__SHORT PROBLEM__
Skip all pictures, then copy the lines from the start of the data through the line with "plt.rcParams['font.family'] = ['Liberation", keeping both ends.

__PROVIDED MATERIAL__

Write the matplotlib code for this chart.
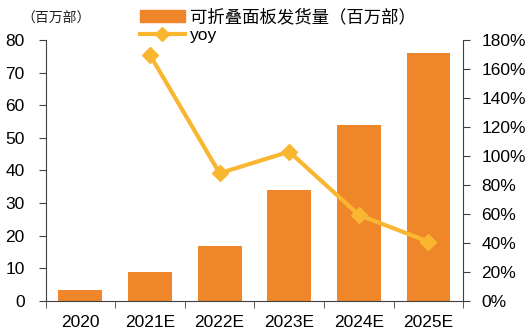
import matplotlib
matplotlib.use("Agg")
import matplotlib.pyplot as plt
from matplotlib.patches import Patch
from matplotlib.lines import Line2D
import numpy as np

plt.rcParams['font.family'] = ['Liberation Sans', 'Noto Sans CJK SC', 'DejaVu Sans']

years = ["2020", "2021E", "2022E", "2023E", "2024E", "2025E"]
shipments = [3.3, 8.9, 16.8, 34.0, 53.9, 75.9]          # 百万部
yoy_years = ["2021E", "2022E", "2023E", "2024E", "2025E"]
yoy = [169.7, 88.0, 102.9, 59.2, 40.7]                  # %

bar_color = "#F0862A"
line_color = "#F9B731"
spine_color = "#404040"

fig = plt.figure(figsize=(5.31, 3.36), dpi=100)
ax = fig.add_axes([0.0857, 0.105, 0.7868, 0.776])

x = np.arange(len(years))
ax.bar(x, shipments, width=0.63, color=bar_color, zorder=2)
ax.set_xlim(-0.5, len(years) - 0.5)
ax.set_ylim(0, 80)
ax.set_yticks(np.arange(0, 81, 10))
ax.set_xticks(x)
ax.set_xticklabels(years)
ax.set_xticks(np.arange(-0.5, len(years), 1), minor=True)
ax.tick_params(axis='x', which='major', length=0, pad=10, labelsize=12.5)
ax.tick_params(axis='x', which='minor', length=5, direction='out', color=spine_color)
ax.tick_params(axis='y', length=5, direction='out', color=spine_color, labelsize=12.5, pad=10)
for s in ['top', 'right']:
    ax.spines[s].set_visible(False)
for s in ['left', 'bottom']:
    ax.spines[s].set_color(spine_color)

ax2 = ax.twinx()
xi = [years.index(y) for y in yoy_years]
ax2.plot(xi, yoy, color=line_color, lw=3, marker='D', markersize=8, zorder=3)
ax2.set_ylim(0, 180)
ax2.set_yticks(np.arange(0, 181, 20))
ax2.set_yticklabels([f"{v}%" for v in range(0, 181, 20)])
ax2.tick_params(axis='y', length=5, direction='out', color=spine_color, labelsize=12.5, pad=8)
for s in ['top', 'left', 'bottom']:
    ax2.spines[s].set_visible(False)
ax2.spines['right'].set_color(spine_color)

handles = [Patch(color=bar_color),
           Line2D([0], [0], color=line_color, lw=3, marker='D', markersize=7)]
labels = ["可折叠面板发货量（百万部）", "yoy"]
fig.legend(handles, labels, loc='upper left', bbox_to_anchor=(0.25, 0.995),
           frameon=False, fontsize=12.5, handlelength=2.6, handleheight=0.7,
           handletextpad=0.3, labelspacing=0.15, borderaxespad=0)

fig.text(0.04, 0.945, "（百万部）", fontsize=10, family=['Noto Sans CJK SC'],
         va='center', ha='left', color="#222222")

fig.savefig("out.png", dpi=100)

__WORKED SOLUTION__
Write the matplotlib code for this chart.
import matplotlib
matplotlib.use("Agg")
import matplotlib.pyplot as plt
from matplotlib.patches import Patch
from matplotlib.lines import Line2D
import numpy as np

plt.rcParams['font.family'] = ['Liberation Sans', 'Noto Sans CJK SC', 'DejaVu Sans']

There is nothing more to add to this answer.